If you have been following the money in Silicon Valley lately, you might have noticed a distinct shift. The checkbooks are moving away from the companies building the massive brains of AI and toward the companies figuring out how to actually use them. The latest signal in this trend comes from Modal Labs.
According to recent reports, the serverless AI inference startup is currently in talks to raise a fresh round of funding that would value the company at approximately $2.5 billion. Sources indicate that General Catalyst is positioning itself to lead this round. If the deal closes at this number, it would represent a significant leap for Modal, more than doubling its $1.1 billion valuation from late 2025.
This isn’t just another funding headline; it is a validation of a specific thesis about the future of software development. As the AI hype cycle matures into the deployment phase, the infrastructure required to run these models—known as inference—is becoming the hottest real estate in tech.
Why is Modal Labs seeing such a massive valuation jump?
To understand the valuation, you have to look at the momentum. Modal Labs isn’t just selling a promise; they are generating real cash. The research indicates that the company has hit an annualized revenue run rate of approximately $50 million. In the current SaaS climate, where efficiency is king, that kind of revenue growth commands a premium.
The jump from $1.1 billion to $2.5 billion in a matter of months suggests that investors see Modal not just as a tool, but as a platform winner. General Catalyst has been aggressively deploying capital across the AI stack—backing names like Mistral and Together AI—and their interest here signals that they view Modal as the necessary plumbing for the next generation of AI applications.
What technological problem is Modal actually solving?
If you have ever tried to manage GPU infrastructure, you know it is a headache. Traditional cloud providers require you to manage virtual machines, handle scaling manually, and pay for idle time. It is complex and expensive.
Modal Labs, founded by former Spotify engineer Erik Bernhardsson (the mind behind Spotify’s music recommendation system) and Akshat Bubna, takes a different approach.
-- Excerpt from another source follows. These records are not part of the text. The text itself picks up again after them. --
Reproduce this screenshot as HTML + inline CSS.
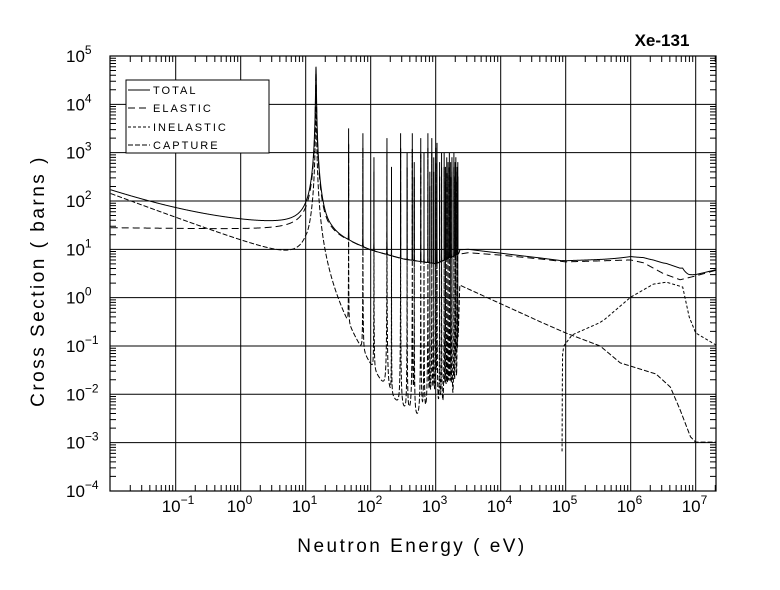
<!DOCTYPE html>
<html><head><meta charset="utf-8"><style>
html,body{margin:0;padding:0;background:#fff;}
svg{display:block;font-family:"Liberation Sans",sans-serif;}
</style></head><body>
<svg id="s" width="780" height="590" viewBox="0 0 780 590" xmlns="http://www.w3.org/2000/svg">
<defs><clipPath id="c"><rect x="110" y="56" width="606" height="435"/></clipPath></defs>
<rect width="780" height="590" fill="#fff"/>
<g id="grid" stroke="#000" stroke-width="1" fill="none"></g>
<g id="curves" clip-path="url(#c)" fill="none" stroke="#000" stroke-width="1"></g>
<rect x="110" y="56" width="606" height="435" fill="none" stroke="#000" stroke-width="1.2"/>
<g id="labels" font-size="17" fill="#000"></g>
<text x="662" y="46" font-size="17" font-weight="bold" text-anchor="middle">Xe-131</text>
<text x="412" y="552" font-size="19" text-anchor="middle" letter-spacing="2.5" font-weight="300">Neutron Energy ( eV)</text>
<text transform="translate(44,281) rotate(-90)" font-size="19" text-anchor="middle" letter-spacing="2.5">Cross Section ( barns )</text>
<g id="legend">
<rect x="126" y="80" width="143" height="73" fill="#fff" stroke="#000" stroke-width="1"/>
<line x1="128" y1="90" x2="150" y2="90" stroke="#000"/>
<line x1="128" y1="108" x2="150" y2="108" stroke="#000" stroke-dasharray="7,4"/>
<line x1="128" y1="127" x2="150" y2="127" stroke="#000" stroke-dasharray="3,2"/>
<line x1="128" y1="145" x2="150" y2="145" stroke="#000" stroke-dasharray="5,2"/>
<g font-size="11" letter-spacing="2">
<text x="153" y="94">TOTAL</text>
<text x="153" y="112">ELASTIC</text>
<text x="153" y="131">INELASTIC</text>
<text x="153" y="149">CAPTURE</text>
</g></g>
</svg>
<script>
(function(){
var NS="http://www.w3.org/2000/svg";
function X(l){return 110.7+(l+2)*65;}
function Y(l){return 56+(5-l)*48.33;}
function el(tag,attrs,parent,txt){var e=document.createElementNS(NS,tag);for(var k in attrs)e.setAttribute(k,attrs[k]);if(txt!=null)e.textContent=txt;parent.appendChild(e);return e;}
var grid=document.getElementById('grid'),lab=document.getElementById('labels');
var d="";
for(var p=-1;p<=7;p++){var x=X(p);d+="M"+x+" 56V491";}
for(var q=-3;q<=4;q++){var y=Y(q);d+="M110 "+y+"H716";}
for(var p=-2;p<=7;p++){for(var m=2;m<=9;m++){var x=X(p+Math.log10(m));if(x>716)continue;d+="M"+x+" 491v-6M"+x+" 56v6";}}
for(var q=-4;q<=4;q++){for(var m=2;m<=9;m++){var y=Y(q+Math.log10(m));d+="M110 "+y+"h6M716 "+y+"h-6";}}
for(var q=-4;q<=5;q++){var y=Y(q);d+="M110 "+y+"h10M716 "+y+"h-10";}
el('path',{d:d},grid);
for(var p=-1;p<=7;p++){var x=X(p);var t=el('text',{x:x-14,y:512},lab);t.textContent="10";el('tspan',{dy:-8,'font-size':12},t,String(p).replace('-','\u2212'));}
for(var q=-4;q<=5;q++){var y=Y(q);var t=el('text',{x:66,y:y+6},lab);t.textContent="10";el('tspan',{dy:-8,'font-size':12},t,String(q).replace('-','\u2212'));}
function pw(pts,l){if(l<=pts[0][0])return pts[0][1];for(var i=1;i<pts.length;i++){if(l<=pts[i][0]){var a=pts[i-1],b=pts[i];return a[1]+(b[1]-a[1])*(l-a[0])/(b[0]-a[0]);}}return pts[pts.length-1][1];}
var Sc=[[-2,2.15],[0,1.15],[1.0,0.65],[1.3,-1.5],[1.5,-3.0],[3.3,-3.0],[3.37,0.26],[4.61,-0.5],[5,-0.73],[5.53,-1.0],[5.84,-1.35],[6.39,-1.58],[6.61,-1.85],[6.76,-2.32],[6.92,-2.88],[7,-2.99],[7.4,-2.99]];
var Se=[[-2,1.36],[1.4,1.3],[2,0.98],[2.5,0.8],[3,0.7],[3.36,0.9],[3.5,0.93],[4,0.88],[4.61,0.8],[5,0.74],[6,0.78],[6.2,0.72],[6.5,0.5],[6.76,0.37],[7,0.45],[7.4,0.6]];
var Si=[[4.94,-4.5],[4.95,-1.2],[4.97,-1.0],[5.1,-0.77],[5.52,-0.52],[5.6,-0.45],[6.0,0.01],[6.35,0.28],[6.55,0.32],[6.8,0.22],[6.9,-0.4],[7.0,-0.73],[7.4,-1.05]];
var res=[[1.66,3.5],[1.88,3.4],[2.05,2.9],[2.25,3.3],[2.32,2.7],[2.46,3.4],[2.56,3.0],[2.64,3.4],[2.67,2.8],[2.77,3.3],[2.82,3.0],[2.88,3.4],[2.91,2.6],[2.94,3.3],[2.97,2.9],[3.0,3.1],[3.02,3.2],[3.06,2.8],[3.09,3.0],[3.13,3.0],[3.15,2.7],[3.17,2.9],[3.19,2.8],[3.21,3.0],[3.23,2.8],[3.25,2.9],[3.28,3.0],[3.3,2.8],[3.31,2.9],[3.33,2.7],[3.34,2.8]];
var R=[{E:14.4,h:0.15,pe:4.7e4,pc:1.3e4}];
res.forEach(function(r){var E=Math.pow(10,r[0]),P=Math.pow(10,r[1]);R.push({E:E,h:(r[0]<2.3?0.0002:0.0001)*E,pe:P*0.5,pc:P*0.5});});
var Ls=[];for(var l=-2;l<=7.32;l+=0.004)Ls.push(l);
R.forEach(function(r){var ks=[0,0.3,0.6,1,1.5,2,3,5,8,12,20,40,80,160];ks.forEach(function(k){[-1,1].forEach(function(sg){var E=r.E+sg*k*r.h;if(E>0)Ls.push(Math.log10(E));});});});
Ls.sort(function(a,b){return a-b;});
function bw(E,r,P){var z=(E-r.E)/r.h;return P/(1+z*z);}
var pt=[],pe=[],pc=[],pi=[];
Ls.forEach(function(l){var E=Math.pow(10,l);var c=Math.pow(10,pw(Sc,l)),e=Math.pow(10,pw(Se,l)),i=l>=4.94?Math.pow(10,pw(Si,l)):0;
R.forEach(function(r){c+=bw(E,r,r.pc);e+=bw(E,r,r.pe);});
var t=c+e+i;var x=X(l).toFixed(2);
pt.push(x+","+Y(Math.log10(t)).toFixed(2));pe.push(x+","+Y(Math.log10(e)).toFixed(2));pc.push(x+","+Math.min(600,Y(Math.log10(c))).toFixed(2));
if(l>=4.94)pi.push(x+","+Math.min(600,Y(Math.log10(i))).toFixed(2));});
var cv=document.getElementById('curves');
el('polyline',{points:pc.join(" "),'stroke-dasharray':"5,2"},cv);
el('polyline',{points:pi.join(" "),'stroke-dasharray':"3,2"},cv);
el('polyline',{points:pe.join(" "),'stroke-dasharray':"7,4"},cv);
el('polyline',{points:pt.join(" ")},cv);
})();
</script>
</body></html>
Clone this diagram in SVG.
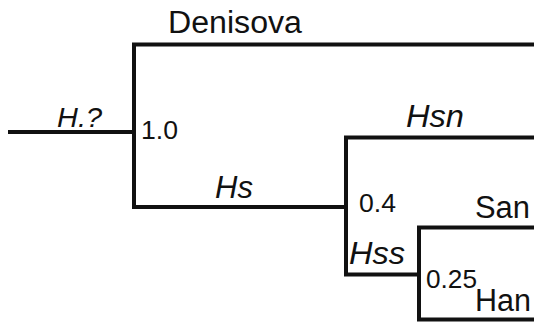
<svg xmlns="http://www.w3.org/2000/svg" width="534" height="324" viewBox="0 0 534 324">
  <style>
    .br { fill: none; stroke: #111; stroke-width: 4; stroke-linecap: square; stroke-linejoin: miter; }
    .lbl { font-family: "Liberation Sans", Arial, sans-serif; fill: #111; }
    .it { font-style: italic; }
    .tx { font-size: 31px; }
    .sup { font-size: 26px; }
  </style>
  <rect width="534" height="324" fill="#fff"/>
  <g id="connectors">
    <path class="br" d="M10 132 H134"/>
    <path class="br" d="M534 44.5 H134 V207 H346"/>
    <path class="br" d="M534 137.5 H346 V274.5 H419"/>
    <path class="br" d="M534 227.5 H419 V319.5 H534"/>
  </g>
  <g id="root"><text class="lbl it" x="57" y="127" font-size="27px" textLength="45" lengthAdjust="spacingAndGlyphs">H.?</text></g>
  <g id="node-root"><text class="lbl sup" x="141" y="139" textLength="37" lengthAdjust="spacingAndGlyphs">1.0</text></g>
  <g id="denisova"><text class="lbl tx" x="168" y="33" textLength="134" lengthAdjust="spacingAndGlyphs">Denisova</text></g>
  <g id="hs"><text class="lbl tx it" x="215" y="198">Hs</text></g>
  <g id="hsn"><text class="lbl tx it" x="406" y="127" textLength="58" lengthAdjust="spacingAndGlyphs">Hsn</text></g>
  <g id="node-hs"><text class="lbl sup" x="359" y="212" textLength="37" lengthAdjust="spacingAndGlyphs">0.4</text></g>
  <g id="san"><text class="lbl tx" x="475" y="218" textLength="55" lengthAdjust="spacingAndGlyphs">San</text></g>
  <g id="hss"><text class="lbl tx it" x="349" y="264" textLength="56" lengthAdjust="spacingAndGlyphs">Hss</text></g>
  <g id="node-hss"><text class="lbl sup" x="426" y="288" textLength="51" lengthAdjust="spacingAndGlyphs">0.25</text></g>
  <g id="han"><text class="lbl tx" x="475" y="311" textLength="56" lengthAdjust="spacingAndGlyphs">Han</text></g>
</svg>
They built a “serverless” platform designed specifically for Python developers. The core promise is that you can run code—whether it’s inference, batch jobs, or fine-tuning—instantly without worrying about the underlying servers.
The “killer feature” here is solving the cold start problem for GPUs. In traditional setups, spinning up a GPU to handle a request can take minutes. Modal allows for sub-second scaling. For “bursty” AI applications that might sit idle for an hour and then need to handle ten thousand requests in a minute, this capability is critical. As Bernhardsson has noted in the past, they didn’t just patch existing infrastructure; they decided to “rewrite all of that” and build a whole new stack.
How does this stack up against the competition?
Modal is certainly not alone in this race. The market for AI inference is becoming incredibly crowded and incredibly expensive. Just look at the benchmarks set by their competitors:
Baseten recently raised $300 million at a staggering $5 billion valuation.
Fireworks AI secured funding at a $4 billion valuation.
These numbers establish a high floor for the market. Investors are essentially betting that the market for running models will eventually dwarf the market for training them. While companies like Replicate and Baseten are fighting for similar territory, Modal’s heavy focus on the Python developer experience and granular, serverless execution gives it a distinct flavor in the ecosystem.
What This Really Means
This potential $2.5 billion deal confirms that we have firmly entered the “deployment era” of the AI boom. For the last three years, the value accrued to the companies training the models; now, the value is shifting to the infrastructure that allows enterprises to run them efficiently. The winners here won’t necessarily be the ones with the smartest models, but the ones who can reduce the friction and cost of inference to near zero. For developers, this is great news—it means the headache of managing GPU clusters is being abstracted away. However, for the startups themselves, it signals a brutal war for market share where only the platforms with the best developer experience—and the deepest pockets—will survive.